Judging the Royals

Baseball’s evolution: Eric Hosmer takes what the defense gives him

The Royals' Eric Hosmer lays down a two-out bunt to advance Lorenzo Cain to second for a single in the first inning of Friday's baseball game against the Tigers at Kauffman Stadium.
The Royals' Eric Hosmer lays down a two-out bunt to advance Lorenzo Cain to second for a single in the first inning of Friday's baseball game against the Tigers at Kauffman Stadium. The Kansas City Star

Despite what we think about baseball being a timeless game, it’s a game that’s constantly changing. Base runners are stealing 100 bases a year and pitchers respond by creating the slide step — it’s not so easy to steal 100 bases anymore. The game does something about cleaning up PEDs and suddenly sitting around waiting for someone to hit a home run isn’t such a hot tactic.

And the latest step forward on the evolutionary scale would seem to be how hitters are responding to defensive shifts.

In recent years, teams started using spray charts to put their defenders in the spots where hitters were most likely to hit the ball. A left-handed hitter could step to the plate and see what looked like a team’s entire roster stationed between first and second base.

Last season, Mike Moustakas was facing those shifts, and when I asked him if he was going to go the other way — hit the ball to the lightly protected left side of the field — or go over and through the shifts, Mike said over and through.

Last season, Mike Moustakas hit .212.

This season, Moustakas has decided to take what the defense gives him and he’s currently hitting .340. After Moose successfully bunted against the shift on Thursday night, the Tigers modified their defensive positioning. Friday night, the guy on the left side of the infield was playing more toward third base.
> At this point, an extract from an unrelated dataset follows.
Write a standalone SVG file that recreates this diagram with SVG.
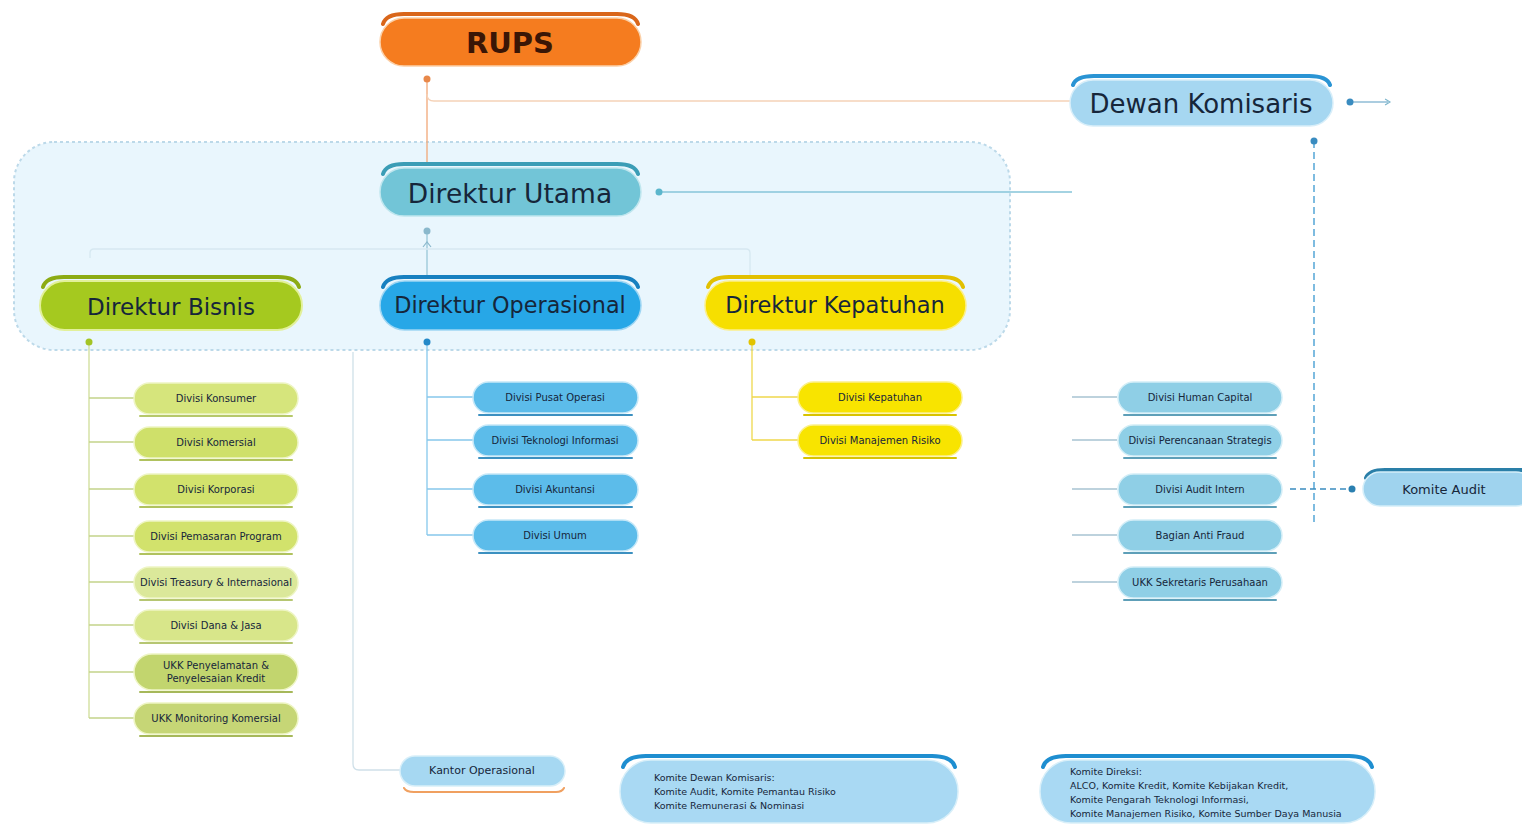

But when Eric Hosmer stepped to the plate on Friday, the lone defender on the infield was way over by second base because Hosmer hadn’t shown he was willing to bunt against the shift. Two pitches later, Hosmer showed he was willing to play small ball and bunted for a single. That bunt single pushed Lorenzo Cain to second base and got Kendrys Morales to the plate with a runner in scoring position — heck, now that I think about it, Kendrys had two runners in scoring position.

Kendrys did what Kendrys does: he doubled and both runs scored — the Royals had a lead they’d never give up.

And after Eric Hosmer showed a willingness to bunt against an overloaded shift, the Tigers modified their defensive position; just like Moustakas, next time up Hosmer faced a defense that had the defender on the left side positioned closer to the third base line.

Baseball and ballplayers evolve; if we pay attention we can see it happening.

Chris Young: windup vs. the stretch

Friday night, Chris Young threw five no-hit innings and made the Detroit Tigers look a little silly while doing it. His slider was falling off the table and some of the best hitters in baseball were swinging and missing by healthy margins. Young got 15 outs and most of them came on sliders; and once he got the hitter looking slider, he could punch a fastball in the high-80s right past them.

Young was also working efficiently with good rhythm and pace — until he walked Ian Kinsler in the fourth inning.

When pitchers are dealing, one of the tactics that can be used against them is to find some way — any way — to get a runner on base. Force the pitcher to pitch out of the stretch, not the windup. Make the pitcher worry about a runner. Maybe having to vary the time the he holds the ball in the set position will mess him up. If the pitcher has to use a slide step, maybe that will throw him off.

And once Kinsler reached first base, it did look like Young was a lot less comfortable.

Friday night, Chris Young threw 81 pitches and 51 of them were strikes; about 63 percent. Break those numbers down just a bit and you find that Young threw strikes 66 percent of the time with no runners on base, but with runners on base Young’s strike percentage dropped to 53 percent.

To be sure, big-league pitchers aren’t always trying to throw strikes. In fact, after the game Young said: “They’re such a good hitting team it’s hard to live in the zone. They’ll crush you. You try to get ahead and expand.” In other words: throw a strike or two and then throw pitches just off the plate and see if the hitters will chase.

After Kinsler reached base, Young walked Miguel Cabrera and Victor Martinez. But once the bases were loaded Young could go back to the full windup and after that he looked a lot more comfortable and struck out the next two hitters.